Ante esto, cobra fuerza la inquietud acerca de la legitimidad del proceso electoral. La cuestión más preocupante anida en que la Convención Constituyente estará integrada en su mayoría por convencionales de izquierda (independientes y partidarios) y, como el nivel de participación fue, esta vez, muy bajo, puede pasar que cuando deba efectuarse el plebiscito de salida –en el que la sociedad deberá ratificar si está de acuerdo con la nueva ley fundamental– se presente una crisis de legitimidad de la nueva Constitución, pues el voto en esa instancia será obligatorio. En tal supuesto, el sector impermeable a la política que ha ido creciendo podría desestabilizar lo que hasta ahora muchos festejan como algo natural: que Chile está representado por esos 6,458,760 electores.
Acaso no resulte exagerado afirmar que existen “dos países”: un Chile movilizado, comprometido con la política, y otro impermeable, incluso indescifrable, cuyas preferencias y demandas de momento se encuentran en un limbo. Así, Chile enfrenta un escenario altamente adverso que, por la naturaleza misma del sistema de voto voluntario, podría desatar una crisis más profunda.

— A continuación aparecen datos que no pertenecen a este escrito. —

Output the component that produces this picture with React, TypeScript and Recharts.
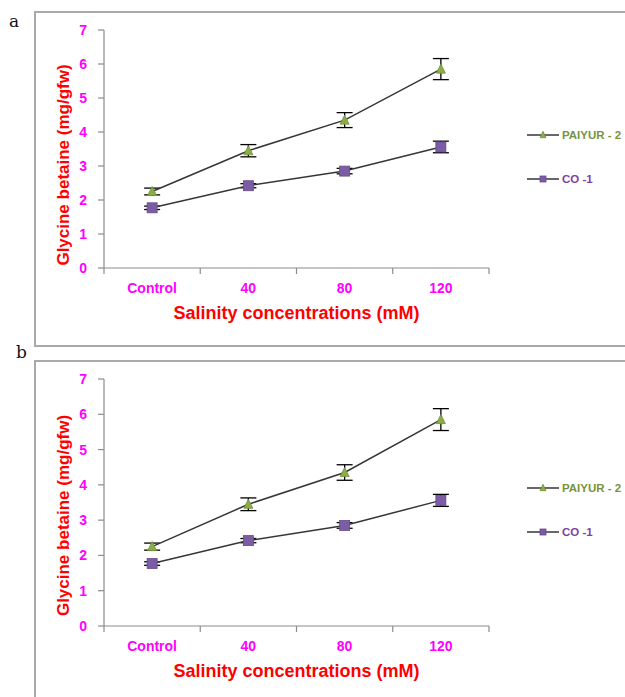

La fortuna, la exaltación del espíritu de cambio y el acabamiento de un modelo económico despiertan la sensación de que nuevos vientos soplan en el Chile del siglo XXI. Citando una vez más a Tocqueville: “cierto que tan pronto como la fortuna se ha pronunciado este ardor se disipa, todo se calma y las aguas, un momento desbordadas, vuelven tranquilamente a su cauce. Pero, ¿no es sorprendente que la tormenta haya podido desencadenarse?”